"Court drops OWI charge" (Daily Press, Aug. 31, front page) smacks of the "good ole' boy" network too much to be ignored.
1. The article states "officers" (meaning more than one) obtained a search warrant. It was not mentioned if they did, (or did not do) the typical roadside sobriety tests that are done in every case I've heard of.
2. To obtain a search warrant, dispatcher directed the police to a magistrate who was relieved of her position and authority five weeks previously due to mental health issues. T
he dispatcher "didn't know?" News/gossip like that goes through a municipality like wildfire. I don't believe law enforcement dispatcher could be that ignorant of changes in authority. Was that the first request for a search warrant in five weeks? Any disciplinary action for the dispatcher?
3. Being relieved of duty for five weeks, the former magistrate knew she did not have the authority to sign for a search warrant. Why did she? Any consequences or criminal charges for her?
I believe the fix was in right from the start.
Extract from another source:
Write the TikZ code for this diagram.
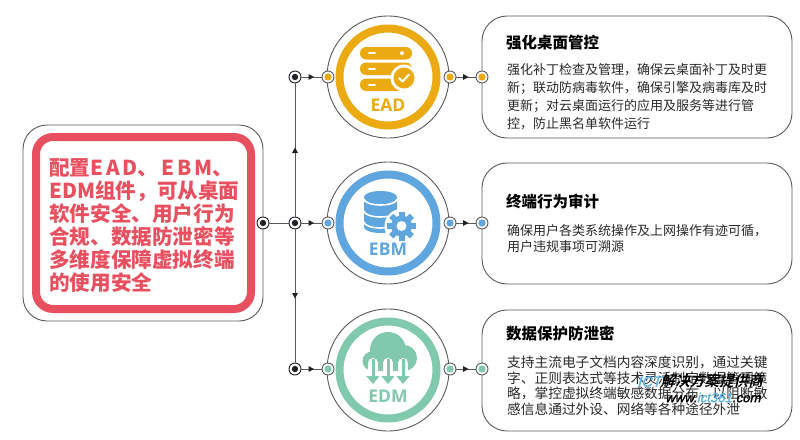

Why didn't the Cheboygan County prosecutor go ahead with a jury trial? The arresting officers must have observed some signs of intoxication...slurred speech, smell of alcohol on the breath, roadside tests...something to indicate Lt. Smith be arrested. Did Lt. Smith refuse the breathalyzer test? A previous article stated Lt. Smith demanded a blood test. Strange? I would think there would be enough evidence, (without the blood test) to go to trial and obtain a conviction. Many many people have been convicted of alcohol driving offenses before the blood test came into play.
Lt. Smith has had an eight week paid leave of absence, shall we call it a vacation?
This article tells me, "It's business as usual for law enforcement" The fix is in.